Anlaşılan mesele şuydu: Feminist öğrencilerin dört-beşinin saldırıp dövdüğü erkek öğrenci, sevgilisinden ayrılmış, ayrıldıktan sonra da sosyal medyada onun hakkında son derece adice, terbiyesiz, müptezel bir takım imalar içeren yorumlar paylaşmıştı. Feministler arkadaşlarının “intikamını” kendi yumruklarıyla almaya karar vermişlerdi.
Dolaşıma sokulan video tabiatıyla çok dikkat çekti, çok paylaşıldı. Sosyal medyada bu görüntüler hakkında belki binlerce yorum yapıldı. Yapılan yorumlar üniversite gençliğimizin meseleye bakışı hakkında bize ipuçları veriyordu. Birkaç misal verelim:
Gördüklerinden gayet memnun bir kadın öğrenci: “Ya canlarım benim 3 tane sizin gibi arkadaşım olsun başka bişi istemem :-) Korkun kadınlardan ohh olsun helal olsun az bile dövmüşler.”
Meseleyi izah etmeye çalışan bir erkek öğrenci: “Yasalar hırsıza tecavüzcüye tacizciye yol verdiğinden böyle şeyler oluyor.
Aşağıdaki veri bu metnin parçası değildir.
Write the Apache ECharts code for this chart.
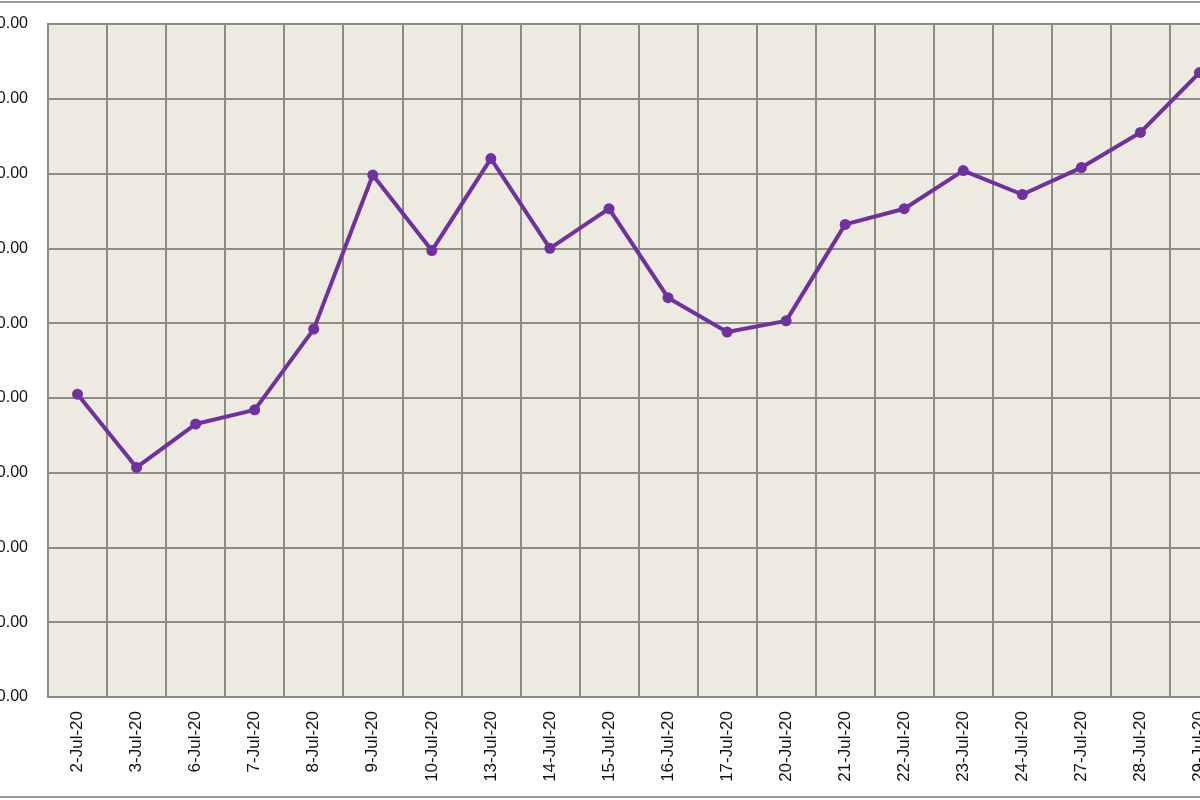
<!DOCTYPE html>
<html>
<head>
<meta charset="utf-8">
<script src="https://cdn.jsdelivr.net/npm/echarts@6/dist/echarts.min.js"></script>
<style>
  html, body { margin: 0; padding: 0; background: #fff; }
  #chart { width: 1200px; height: 800px; }
</style>
</head>
<body>
<div id="chart"></div>
<script>
// trading days, July 2020
var dates = ['2-Jul-20', '3-Jul-20', '6-Jul-20', '7-Jul-20', '8-Jul-20', '9-Jul-20', '10-Jul-20',
  '13-Jul-20', '14-Jul-20', '15-Jul-20', '16-Jul-20', '17-Jul-20', '20-Jul-20', '21-Jul-20',
  '22-Jul-20', '23-Jul-20', '24-Jul-20', '27-Jul-20', '28-Jul-20', '29-Jul-20'];
var prices = [190.5, 180.7, 186.5, 188.4, 199.2, 219.8, 209.7, 222.0, 210.0, 215.3,
  203.4, 198.8, 200.3, 213.2, 215.3, 220.4, 217.2, 220.8, 225.5, 233.5];
var yMin = 150;
var yMax = 240;
var yStep = 10;

var chart = echarts.init(document.getElementById('chart'));
chart.setOption({
  animation: false,
  backgroundColor: '#fff',
  graphic: [{
    type: 'rect',
    shape: { x: -10, y: 2, width: 1220, height: 795 },
    style: { fill: 'none', stroke: '#9a9a9a', lineWidth: 2 },
    silent: true
  }],
  grid: {
    left: 48,
    right: -29,
    top: 24,
    bottom: 103,
    containLabel: false,
    outerBoundsMode: 'none',
    show: true,
    backgroundColor: '#ECEAE1',
    borderColor: '#8c8c84',
    borderWidth: 2
  },
  xAxis: {
    type: 'category',
    data: dates,
    boundaryGap: true,
    axisLine: { show: false },
    axisTick: { show: false },
    splitLine: { show: true, interval: 0, lineStyle: { color: '#8c8c84', width: 2 } },
    axisLabel: {
      interval: 0,
      rotate: 90,
      margin: 14,
      color: '#111',
      fontFamily: 'Liberation Sans, Arial, sans-serif',
      fontSize: 17
    }
  },
  yAxis: {
    type: 'value',
    min: yMin,
    max: yMax,
    interval: yStep,
    axisLine: { show: false },
    axisTick: { show: false },
    splitLine: { show: true, lineStyle: { color: '#8c8c84', width: 2 } },
    axisLabel: {
      margin: 20,
      color: '#111',
      fontFamily: 'Liberation Sans, Arial, sans-serif',
      fontSize: 16,
      formatter: function (v) { return v.toFixed(2); }
    }
  },
  series: [{
    type: 'line',
    data: prices,
    symbol: 'circle',
    symbolSize: 11,
    lineStyle: { color: '#7030A0', width: 4 },
    itemStyle: { color: '#7030A0' }
  }]
});
</script>
</body>
</html>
Yasalar çözüm getirse bunlara da böyle ortam kalmaz. Kız kardeşi olmayan durumu anlayamaz.”
Hukuk yolunu tavsiye edenlere seslenen bir kadın öğrenci: "Bı işi hıkık yılıylı çizminiz lızım" (böyle konuşanların ağzını eğiyor-SC) diyenlere yanıtımdır; 3 yıl önce tacize uğradım. Dava bu yıl bitti ve sabıkası olmasına rağmen pisliğin beraatine karar verildi. Boş boş konuşmayın.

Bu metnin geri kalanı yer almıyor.